### [Work to complete]
The listing below must be repeated word for word, with its images excluded.

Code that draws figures
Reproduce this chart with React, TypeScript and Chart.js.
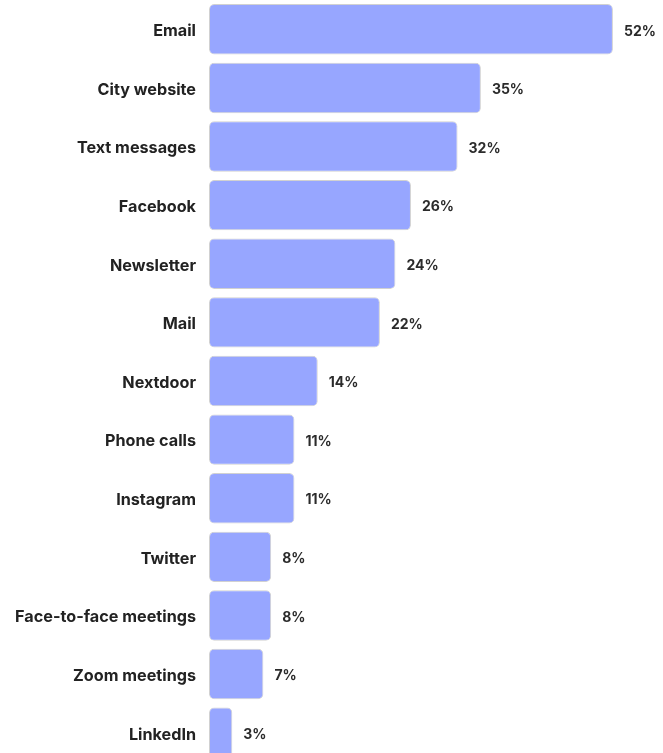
import React, { useEffect, useRef } from "react";
import { Chart, registerables } from "chart.js";

Chart.register(...registerables);

const categories = [
  "Email",
  "City website",
  "Text messages",
  "Facebook",
  "Newsletter",
  "Mail",
  "Nextdoor",
  "Phone calls",
  "Instagram",
  "Twitter",
  "Face-to-face meetings",
  "Zoom meetings",
  "LinkedIn",
];
const values = [52, 35, 32, 26, 24, 22, 14, 11, 11, 8, 8, 7, 3];

const BAR_COLOR = "#97a6ff";
const FONT = "Inter, 'Noto Sans', sans-serif";

const valueLabels = {
  id: "valueLabels",
  afterDatasetsDraw(chart: any) {
    const ctx = chart.ctx;
    const meta = chart.getDatasetMeta(0);
    ctx.save();
    ctx.font = `700 14px ${FONT}`;
    ctx.fillStyle = "#2b2b2b";
    ctx.textAlign = "left";
    ctx.textBaseline = "middle";
    meta.data.forEach((el: any, i: number) => {
      ctx.fillText(`${values[i]}%`, el.x + 11, el.y + 2);
    });
    ctx.restore();
  },
};

export default function App() {
  const ref = useRef<HTMLCanvasElement>(null);
  useEffect(() => {
    if (!ref.current) return;
    const chart = new Chart(ref.current, {
      type: "bar",
      data: {
        labels: categories,
        datasets: [
          {
            data: values,
            backgroundColor: BAR_COLOR,
            borderColor: "rgba(0,0,0,0.18)",
            borderWidth: 1,
            borderRadius: 5,
            borderSkipped: false,
            barPercentage: 0.86,
            categoryPercentage: 1,
          },
        ],
      },
      options: {
        indexAxis: "y",
        responsive: false,
        animation: false,
        layout: { padding: { top: 0, bottom: 0, left: 0, right: 19 } },
        plugins: {
          legend: { display: false },
          tooltip: { enabled: false },
        },
        scales: {
          x: {
            display: false,
            min: 0,
            max: 56,
          },
          y: {
            grid: { display: false, drawTicks: false },
            border: { display: false },
            afterFit: (scale: any) => {
              scale.width = 209;
              scale.paddingTop = 0;
              scale.paddingBottom = 0;
            },
            ticks: {
              padding: 13,
              labelOffset: 2,
              color: "#222222",
              font: { family: FONT, size: 16.2, weight: "700" },
            },
          },
        },
      },
      plugins: [valueLabels],
    });
    return () => chart.destroy();
  }, []);
  return (
    <div style={{ position: "absolute", left: 0, top: 0, width: 663, height: 762 }}>
      <canvas ref={ref} width={663} height={762} />
    </div>
  );
}
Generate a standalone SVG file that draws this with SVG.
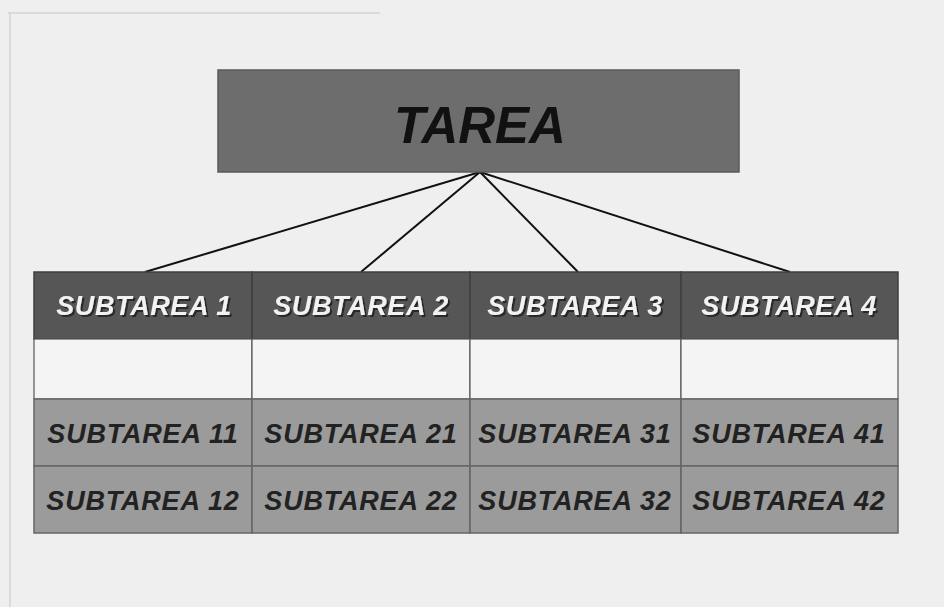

### [Solution to this problem]
Reproduce this chart with React, TypeScript and Chart.js.
import React, { useEffect, useRef } from "react";
import { Chart, registerables } from "chart.js";

Chart.register(...registerables);

const categories = [
  "Email",
  "City website",
  "Text messages",
  "Facebook",
  "Newsletter",
  "Mail",
  "Nextdoor",
  "Phone calls",
  "Instagram",
  "Twitter",
  "Face-to-face meetings",
  "Zoom meetings",
  "LinkedIn",
];
const values = [52, 35, 32, 26, 24, 22, 14, 11, 11, 8, 8, 7, 3];

const BAR_COLOR = "#97a6ff";
const FONT = "Inter, 'Noto Sans', sans-serif";

const valueLabels = {
  id: "valueLabels",
  afterDatasetsDraw(chart: any) {
    const ctx = chart.ctx;
    const meta = chart.getDatasetMeta(0);
    ctx.save();
    ctx.font = `700 14px ${FONT}`;
    ctx.fillStyle = "#2b2b2b";
    ctx.textAlign = "left";
    ctx.textBaseline = "middle";
    meta.data.forEach((el: any, i: number) => {
      ctx.fillText(`${values[i]}%`, el.x + 11, el.y + 2);
    });
    ctx.restore();
  },
};

export default function App() {
  const ref = useRef<HTMLCanvasElement>(null);
  useEffect(() => {
    if (!ref.current) return;
    const chart = new Chart(ref.current, {
      type: "bar",
      data: {
        labels: categories,
        datasets: [
          {
            data: values,
            backgroundColor: BAR_COLOR,
            borderColor: "rgba(0,0,0,0.18)",
            borderWidth: 1,
            borderRadius: 5,
            borderSkipped: false,
            barPercentage: 0.86,
            categoryPercentage: 1,
          },
        ],
      },
      options: {
        indexAxis: "y",
        responsive: false,
        animation: false,
        layout: { padding: { top: 0, bottom: 0, left: 0, right: 19 } },
        plugins: {
          legend: { display: false },
          tooltip: { enabled: false },
        },
        scales: {
          x: {
            display: false,
            min: 0,
            max: 56,
          },
          y: {
            grid: { display: false, drawTicks: false },
            border: { display: false },
            afterFit: (scale: any) => {
              scale.width = 209;
              scale.paddingTop = 0;
              scale.paddingBottom = 0;
            },
            ticks: {
              padding: 13,
              labelOffset: 2,
              color: "#222222",
              font: { family: FONT, size: 16.2, weight: "700" },
            },
          },
        },
      },
      plugins: [valueLabels],
    });
    return () => chart.destroy();
  }, []);
  return (
    <div style={{ position: "absolute", left: 0, top: 0, width: 663, height: 762 }}>
      <canvas ref={ref} width={663} height={762} />
    </div>
  );
}
Generate a standalone SVG file that draws this with SVG.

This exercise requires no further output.